■ GIVEN TASK
For this exercise, output only the lines between the "Give me the Plotly source for this chart." line and the "0.00365, 0.281, 0.422]" line, both of them included, and skip all pictures.

■ INPUT
----------------
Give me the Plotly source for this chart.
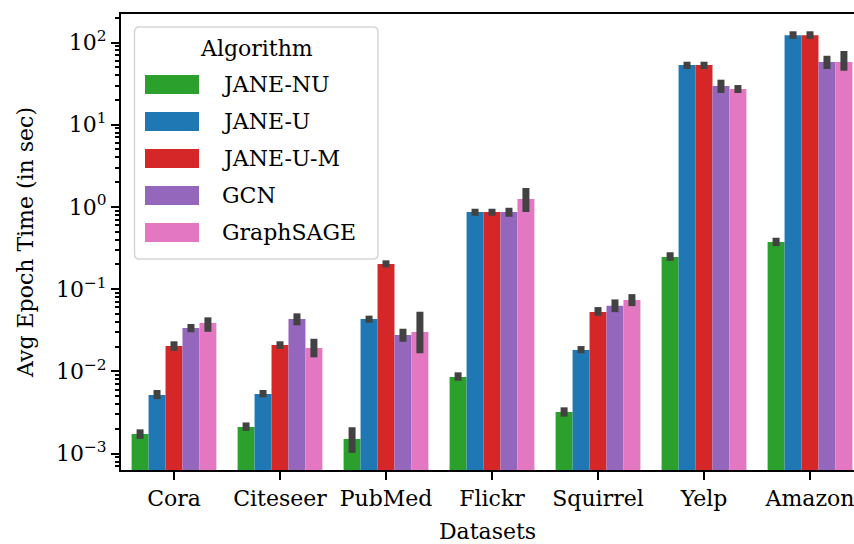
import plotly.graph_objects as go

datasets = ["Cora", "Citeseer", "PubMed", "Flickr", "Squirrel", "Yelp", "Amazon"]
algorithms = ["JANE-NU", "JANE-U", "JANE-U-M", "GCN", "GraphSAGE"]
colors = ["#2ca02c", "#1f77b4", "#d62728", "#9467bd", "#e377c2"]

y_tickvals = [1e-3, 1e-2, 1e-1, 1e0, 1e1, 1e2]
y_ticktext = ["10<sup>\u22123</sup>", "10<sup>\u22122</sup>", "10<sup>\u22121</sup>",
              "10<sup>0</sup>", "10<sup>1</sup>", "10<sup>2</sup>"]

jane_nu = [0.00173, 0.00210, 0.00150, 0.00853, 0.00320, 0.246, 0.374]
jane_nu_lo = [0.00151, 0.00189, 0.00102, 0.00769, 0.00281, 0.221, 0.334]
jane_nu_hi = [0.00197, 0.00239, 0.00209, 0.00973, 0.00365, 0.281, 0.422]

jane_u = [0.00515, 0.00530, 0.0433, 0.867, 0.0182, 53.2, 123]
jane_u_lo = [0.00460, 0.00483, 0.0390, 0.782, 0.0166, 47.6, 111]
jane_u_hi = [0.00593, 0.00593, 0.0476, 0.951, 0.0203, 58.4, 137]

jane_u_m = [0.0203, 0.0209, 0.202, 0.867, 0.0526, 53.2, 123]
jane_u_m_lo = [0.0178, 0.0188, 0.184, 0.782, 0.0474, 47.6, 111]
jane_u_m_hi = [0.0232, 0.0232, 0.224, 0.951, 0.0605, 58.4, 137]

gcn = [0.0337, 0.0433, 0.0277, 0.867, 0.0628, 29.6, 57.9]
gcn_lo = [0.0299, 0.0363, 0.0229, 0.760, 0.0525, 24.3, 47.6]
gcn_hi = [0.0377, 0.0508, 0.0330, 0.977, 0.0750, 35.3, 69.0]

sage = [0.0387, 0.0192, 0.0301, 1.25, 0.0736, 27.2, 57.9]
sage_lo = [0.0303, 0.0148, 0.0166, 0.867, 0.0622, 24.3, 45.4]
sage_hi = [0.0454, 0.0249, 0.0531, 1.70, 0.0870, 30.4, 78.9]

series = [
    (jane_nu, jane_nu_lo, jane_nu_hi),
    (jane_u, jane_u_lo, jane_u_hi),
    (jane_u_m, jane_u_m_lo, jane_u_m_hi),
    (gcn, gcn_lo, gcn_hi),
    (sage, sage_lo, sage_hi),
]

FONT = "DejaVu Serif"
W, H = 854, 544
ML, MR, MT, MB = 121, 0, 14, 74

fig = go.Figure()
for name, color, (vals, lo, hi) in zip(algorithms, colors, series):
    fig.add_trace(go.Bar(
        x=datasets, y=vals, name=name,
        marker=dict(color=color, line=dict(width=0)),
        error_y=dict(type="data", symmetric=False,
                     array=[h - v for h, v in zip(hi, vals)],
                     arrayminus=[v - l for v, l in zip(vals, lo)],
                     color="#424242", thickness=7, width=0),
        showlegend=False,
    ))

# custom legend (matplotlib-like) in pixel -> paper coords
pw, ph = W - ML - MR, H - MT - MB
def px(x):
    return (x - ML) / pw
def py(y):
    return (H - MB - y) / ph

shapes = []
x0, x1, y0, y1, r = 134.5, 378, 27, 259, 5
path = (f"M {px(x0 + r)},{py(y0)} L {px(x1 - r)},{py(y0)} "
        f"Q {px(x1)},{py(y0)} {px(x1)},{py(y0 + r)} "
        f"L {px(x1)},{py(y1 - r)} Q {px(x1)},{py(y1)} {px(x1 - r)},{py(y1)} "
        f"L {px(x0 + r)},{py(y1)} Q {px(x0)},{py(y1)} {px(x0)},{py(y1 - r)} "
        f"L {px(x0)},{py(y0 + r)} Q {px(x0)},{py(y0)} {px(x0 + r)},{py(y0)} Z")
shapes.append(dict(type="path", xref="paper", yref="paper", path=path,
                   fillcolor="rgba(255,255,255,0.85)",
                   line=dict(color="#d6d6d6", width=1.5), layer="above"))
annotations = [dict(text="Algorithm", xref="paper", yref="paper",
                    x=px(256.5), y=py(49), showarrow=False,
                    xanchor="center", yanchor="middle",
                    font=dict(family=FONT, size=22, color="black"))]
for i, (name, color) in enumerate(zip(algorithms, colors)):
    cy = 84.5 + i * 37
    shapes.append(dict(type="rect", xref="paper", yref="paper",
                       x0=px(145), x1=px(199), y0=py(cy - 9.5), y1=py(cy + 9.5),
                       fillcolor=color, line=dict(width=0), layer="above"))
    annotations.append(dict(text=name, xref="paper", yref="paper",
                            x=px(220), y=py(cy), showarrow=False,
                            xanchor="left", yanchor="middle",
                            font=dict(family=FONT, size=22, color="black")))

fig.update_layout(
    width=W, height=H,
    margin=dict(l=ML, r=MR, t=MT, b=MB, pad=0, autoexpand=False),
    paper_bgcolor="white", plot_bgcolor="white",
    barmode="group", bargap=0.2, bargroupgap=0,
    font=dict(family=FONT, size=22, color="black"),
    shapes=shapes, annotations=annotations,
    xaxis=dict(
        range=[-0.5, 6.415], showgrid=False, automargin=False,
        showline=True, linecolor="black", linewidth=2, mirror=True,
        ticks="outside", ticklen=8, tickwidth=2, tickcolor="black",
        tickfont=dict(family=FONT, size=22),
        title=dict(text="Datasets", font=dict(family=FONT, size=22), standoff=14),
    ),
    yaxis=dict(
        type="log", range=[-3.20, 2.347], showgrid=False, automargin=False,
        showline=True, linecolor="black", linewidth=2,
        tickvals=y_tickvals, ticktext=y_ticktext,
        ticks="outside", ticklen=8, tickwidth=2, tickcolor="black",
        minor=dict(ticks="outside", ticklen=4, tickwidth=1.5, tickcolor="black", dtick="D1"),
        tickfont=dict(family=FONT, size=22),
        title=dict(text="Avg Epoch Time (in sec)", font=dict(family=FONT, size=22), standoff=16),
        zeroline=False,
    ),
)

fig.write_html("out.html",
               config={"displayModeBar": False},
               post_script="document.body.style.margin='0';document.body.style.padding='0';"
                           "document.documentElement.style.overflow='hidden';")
----------------
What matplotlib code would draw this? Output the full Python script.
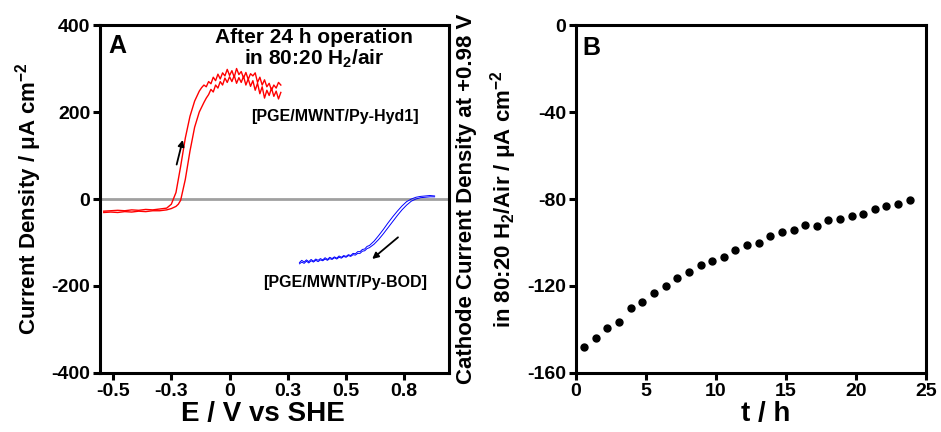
----------------
■ ANSWER TO THE PROBLEM
Give me the Plotly source for this chart.
import plotly.graph_objects as go

datasets = ["Cora", "Citeseer", "PubMed", "Flickr", "Squirrel", "Yelp", "Amazon"]
algorithms = ["JANE-NU", "JANE-U", "JANE-U-M", "GCN", "GraphSAGE"]
colors = ["#2ca02c", "#1f77b4", "#d62728", "#9467bd", "#e377c2"]

y_tickvals = [1e-3, 1e-2, 1e-1, 1e0, 1e1, 1e2]
y_ticktext = ["10<sup>\u22123</sup>", "10<sup>\u22122</sup>", "10<sup>\u22121</sup>",
              "10<sup>0</sup>", "10<sup>1</sup>", "10<sup>2</sup>"]

jane_nu = [0.00173, 0.00210, 0.00150, 0.00853, 0.00320, 0.246, 0.374]
jane_nu_lo = [0.00151, 0.00189, 0.00102, 0.00769, 0.00281, 0.221, 0.334]
jane_nu_hi = [0.00197, 0.00239, 0.00209, 0.00973, 0.00365, 0.281, 0.422]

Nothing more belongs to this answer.